Input data Valid output range
2550 2545-2555
3000 2995-3005
5500 4595-5505
After the first run, let's say the output data is:
Output data after initial processing
2552
3001
5505
With the seed value set, the subsequent processing keeps the same output for each record. Whereas without the seed value set, the output continues to be randomized.
Output after the second run with the seed value set Output after the second run without the seed value
2552 2554
3001 2998
5505 5497

When you want to publish a certain amount of sensitive information while maintaining an individual or organization's privacy, you can anonymize the output. By entering a minimum group number value, you can ensure that there are that number or more records in a group that is output. Any records that fall below the threshold set are not output. If you have credit card transaction data and have masked the card holder names and account numbers, and generalized the date and amount, you can publish information that shows a certain amount of people spent $5000 in the month of December without identifying the individual.

Procedure

  1. Open the Data Mask node.
  2. Click Default Settings.
  3. Set the options to your preferences, and then click Apply.

Results

Tab Option Description
Date Date format

Specifies the order in which month, day, and year elements appear in the input string.

The software uses this value only when the day, month, or year in the input string is ambiguous. Choose one of these formats:
  • Day Month Year
  • Month Day Year
  • Year Day Month
  • Year Month Day

For example, you can see how important the Default Date Format is when the date string is ambiguous. In English, when an input string is 2014/02/01, parsing can’t determine if “02” or “01” is the month, so it relies on the setting in Default Date Format for clarification. If the user sets the Default Date Format to Year_Day_Month, the software parses the string as January 2, 2014. However, if the Default Date Format is Year_Month_Day, the software parses the string as February 1, 2014.

The Default Date Format may not be necessary in this next example. In English, when the input string is 2014/31/12, the software can parse the string to a date of December 31, 2014 even though the user set the Default Date Format to Month_Day_Year.

Date Month format
Specifies the format in which the randomized month is output when the software cannot determine the output month format based on the input alone:
  • Full: Output the long version of the month name.
  • Short: Output the abbreviated form of the month name, when an abbreviated form exists.

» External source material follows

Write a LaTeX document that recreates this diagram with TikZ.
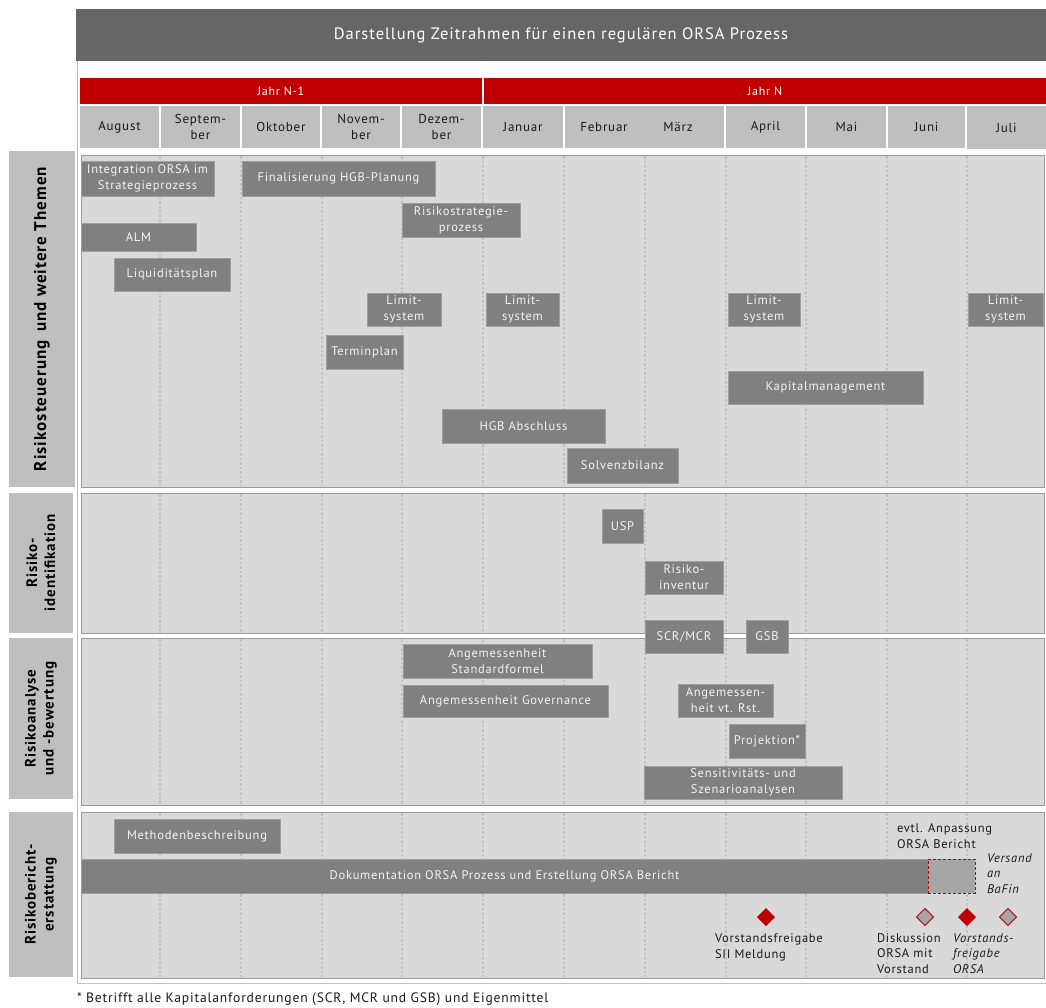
\documentclass[tikz,border=0pt]{standalone}
\usepackage{fontspec}
\setmainfont{PT Sans}[LetterSpace=6]
\usetikzlibrary{shapes.geometric}
\definecolor{titlegray}{HTML}{666666}
\definecolor{yearred}{HTML}{C00000}
\definecolor{cellgray}{HTML}{BFBFBF}
\definecolor{panelgray}{HTML}{D9D9D9}
\definecolor{bargray}{HTML}{808080}
\definecolor{framegray}{HTML}{9A9A9A}
\definecolor{gridgray}{HTML}{C2C2C2}
\definecolor{softgray}{HTML}{A6A6A6}
\definecolor{bartext}{HTML}{F4F4F4}
\definecolor{inktext}{HTML}{1A1A1A}

% rectangle node from its corner coordinates: style, x1, y1, x2, y2, name, text
\newcommand\cellbox[7]{%
  \node[#1, minimum width={#4-#2}, minimum height={#5-#3}]
    (#6) at ({(#2+#4)/2},{(#3+#5)/2}) {#7};}

\begin{document}
\begin{tikzpicture}[x=1pt,y=-1pt,
  every node/.style={inner sep=0pt, outer sep=0pt},
  titlebar/.style={fill=titlegray, text=white, font=\fontsize{16.5}{19}\selectfont},
  yearbar/.style={fill=yearred, text=white, font=\fontsize{12}{14}\selectfont},
  monthcell/.style={fill=cellgray, text=inktext, align=center, font=\fontsize{13}{16}\selectfont},
  sidebox/.style={fill=cellgray},
  sidelabel/.style={rotate=90, align=center, text=black, font=\bfseries\fontsize{15}{18}\selectfont},
  panel/.style={fill=panelgray, draw=framegray, line width=1pt},
  gridline/.style={draw=gridgray, line width=1.1pt, dash pattern=on 2.5pt off 2pt},
  bar/.style={fill=bargray, draw=softgray!80!bargray, line width=0.6pt, text=bartext, align=center,
    font=\fontsize{12.5}{16}\selectfont},
  pending/.style={fill=softgray, draw=yearred, line width=1pt, dash pattern=on 3pt off 2pt},
  note/.style={text=inktext, align=left, font=\fontsize{12.5}{15.3}\selectfont},
  slanted note/.style={note, font=\itshape\fontsize{12.5}{15.3}\selectfont},
  milestone/.style={diamond, minimum size=18pt, fill=yearred},
  openmilestone/.style={diamond, minimum size=17pt, fill=softgray, draw=yearred, line width=1pt},
]
\useasboundingbox (0,0) rectangle (1046,1007);
\fill[white] (0,0) rectangle (1046,1007);

% outer frame lines of the chart area
\draw[framegray!70, line width=0.8pt] (77,61) -- (77,983);
\draw[gridgray, line width=0.8pt] (77,983) -- (1046,983);

% title
\cellbox{titlebar}{76}{9}{1046}{61}{title}{Darstellung Zeitrahmen für einen regulären ORSA Prozess}

% years
\cellbox{yearbar}{80}{78}{482}{104}{yearA}{Jahr N-1}
\cellbox{yearbar}{484}{78}{1046}{104}{yearB}{Jahr N}

% months
\cellbox{monthcell}{80}{106}{159}{148}{mAug}{August}
\cellbox{monthcell}{161}{106}{240}{148}{mSep}{Septem-\\ber}
\cellbox{monthcell}{242}{106}{320}{148}{mOkt}{Oktober}
\cellbox{monthcell}{322}{106}{400}{148}{mNov}{Novem-\\ber}
\cellbox{monthcell}{402}{106}{481}{148}{mDez}{Dezem-\\ber}
\cellbox{monthcell}{483}{106}{563}{148}{mJan}{Januar}
\cellbox{monthcell}{565}{106}{724}{148}{mFebMar}{}
\node[monthcell, fill=none] (mFeb) at (604,127) {Februar};
\node[monthcell, fill=none] (mMar) at (678,127) {März};
\cellbox{monthcell}{726}{106}{805}{148}{mApr}{April}
\cellbox{monthcell}{807}{106}{886}{148}{mMai}{Mai}
\cellbox{monthcell}{888}{106}{965}{148}{mJun}{Juni}
\cellbox{monthcell}{967}{106}{1046}{149}{mJul}{Juli}

% row labels
\cellbox{sidebox}{9}{151}{75}{487}{sA}{}
\cellbox{sidebox}{9}{493}{73}{633}{sB}{}
\cellbox{sidebox}{9}{638}{73}{799}{sC}{}
\cellbox{sidebox}{9}{812}{73}{977}{sD}{}
\node[sidelabel, font=\bfseries\fontsize{17}{20}\selectfont] (lA) at (sA.center) {Risikosteuerung\, und weitere Themen};
\node[sidelabel] (lB) at (sB.center) {Risiko-\\identifikation};
\node[sidelabel] (lC) at (sC.center) {Risikoanalyse\\und -bewertung};
\node[sidelabel] (lD) at (sD.center) {Risikobericht-\\erstattung};

% panels
\cellbox{panel}{81}{155}{1044}{487}{pA}{}
\cellbox{panel}{81}{493}{1044}{633}{pB}{}
\cellbox{panel}{81}{638}{1044}{805}{pC}{}
\cellbox{panel}{81}{812}{1044}{978}{pD}{}

% month boundaries
\foreach \gx in {160,241,322,402,483,564,645,726,806,887,967}{
  \foreach \ya/\yb in {156/486,494/632,639/804,813/977}{
    \draw[gridline] (\gx,\ya) -- (\gx,\yb);
  }
}

% Risikosteuerung und weitere Themen
\cellbox{bar}{81}{161}{214}{196}{bInteg}{Integration ORSA im\\Strategieprozess}
\cellbox{bar}{242}{161}{435}{196}{bFinal}{Finalisierung HGB-Planung}
\cellbox{bar}{402}{203}{520}{237}{bStrat}{Risikostrategie-\\prozess}
\cellbox{bar}{81}{223}{196}{251}{bALM}{ALM}
\cellbox{bar}{114}{258}{230}{291}{bLiq}{Liquiditätsplan}
\cellbox{bar}{367}{293}{441}{326}{bLimA}{Limit-\\system}
\cellbox{bar}{486}{293}{559}{326}{bLimB}{Limit-\\system}
\cellbox{bar}{728}{293}{800}{326}{bLimC}{Limit-\\system}
\cellbox{bar}{968}{293}{1043}{326}{bLimD}{Limit-\\system}
\cellbox{bar}{326}{335}{403}{369}{bTermin}{Terminplan}
\cellbox{bar}{728}{371}{923}{404}{bKapital}{Kapitalmanagement}
\cellbox{bar}{442}{409}{605}{443}{bHGB}{HGB Abschluss}
\cellbox{bar}{567}{448}{678}{483}{bSolv}{Solvenzbilanz}

% Risikoidentifikation
\cellbox{bar}{602}{509}{643}{543}{bUSP}{USP}
\cellbox{bar}{645}{561}{723}{594}{bInv}{Risiko-\\inventur}
\cellbox{bar}{645}{620}{723}{653}{bSCR}{SCR/MCR}
\cellbox{bar}{746}{620}{788}{653}{bGSB}{GSB}

% Risikoanalyse und -bewertung
\cellbox{bar}{403}{644}{592}{678}{bStd}{Angemessenheit\\Standardformel}
\cellbox{bar}{403}{685}{608}{717}{bGov}{Angemessenheit Governance}
\cellbox{bar}{678}{684}{773}{717}{bRst}{Angemessen-\\heit vt. Rst.}
\cellbox{bar}{729}{724}{805}{758}{bProj}{Projektion*}
\cellbox{bar}{644}{766}{842}{799}{bSens}{Sensitivitäts- und\\Szenarioanalysen}

% Risikoberichterstattung
\cellbox{bar}{114}{819}{280}{853}{bMeth}{Methodenbeschreibung}
\cellbox{bar}{81}{859}{928}{893}{bDoku}{Dokumentation ORSA Prozess und Erstellung ORSA Bericht}
\cellbox{pending}{928}{859}{975}{893}{bAnp}{}
\node[note, anchor=base west] (tAnp) at (897,848) {evtl. Anpassung\\ORSA Bericht};
\node[slanted note, anchor=base west] (tVers) at (987,893) {Versand\\an\\BaFin};

\node[milestone] (dSII) at (766,917) {};
\node[openmilestone] (dDisk) at (925,917) {};
\node[milestone] (dFrei) at (967,917) {};
\node[openmilestone] (dVers) at (1008,917) {};
\node[note, anchor=base west] (tSII) at (715,958) {Vorstandsfreigabe\\SII Meldung};
\node[note, anchor=base west] (tDisk) at (877,973) {Diskussion\\ORSA mit\\Vorstand};
\node[slanted note, anchor=base west] (tFrei) at (953,973) {Vorstands-\\freigabe\\ORSA};

% footnote
\node[anchor=base west, text=inktext, font=\fontsize{13.6}{16}\selectfont] (foot) at (77,1002)
  {* Betrifft alle Kapitalanforderungen (SCR, MCR und GSB) und Eigenmittel};
\end{tikzpicture}
\end{document}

For example, lets say that, in English, the software randomizes an input date of 2015/05/05 to a randomized output date of 2015/03/22. However, because “May” is ambiguous in determining whether the output is full or short, the software relies on the Default Month Format setting to determine the output format for month. When this option is set to Full, the software knows to output “March” for the month. If this option is set to Short, the software knows to output “Mar”.

Date Language

Specifies the language that the software should use when determining the output of an ambiguous input month string. The default language is English.

Example: The software cannot determine if the language of an input date like Abril 26, 2014 is in Spanish or Portuguese. Therefore it uses the Default Language value to determine the language to be used on output. The software then uses the Default Language value for the randomized output month name.

General Seed

An alpha and/or a numeric string. Set this option once when you want to maintain referential integrity each time you run the job. One seed value maintains referential integrity for the following variance types set up in the Data Mask node: Number Variance, Date Variance, and Pattern Variance.

To retain the referential integrity for subsequent jobs using this job setup, use the same data. Do not make changes to the Data Mask node settings.

General

Anonymize Group

Minimum rows in anonymized group

Select to output a minimum number of matching records to ensure privacy. Enter a numeric value between 2 and 100. Set this option to group the anonymized output with enough records to publish without risking privacy. A lower number means that more records can be published, but it is possible to re-identify the individual or organization more easily. A higher number means that fewer records are published, but the individual or organization is less identifiable. Use the anonymization option with the following masking types:
  • Mask
  • Date Generalization
  • Numeric Generalization

Example

Retain referential integrity using a seed value to keep the altered values the same when you run a job multiple times.

Date variance seed example: If you randomize the input value "June 10, 2016" by 5 days, the output is a date between "June 5, 2016" and "June 15, 2016". If the output for the first run is "June 9, 2016", using the seed value outputs the value "June 9, 2016" on all subsequent runs, so that you can be certain the data is consistent. Not using the seed value might return a value of "June 11, 2016 on the next run, and "June 7, 2016" on the following run.

Numeric variance seed example: If you randomize the input value "500" with a fixed value of 5, the output is a number between 495-505. If the output for the first run is "499", using the seed value outputs the value "499" in all subsequent runs, so that you can be certain the data is consistent. Not using the seed value might return a value of "503" on the next run, and "498" on the following run.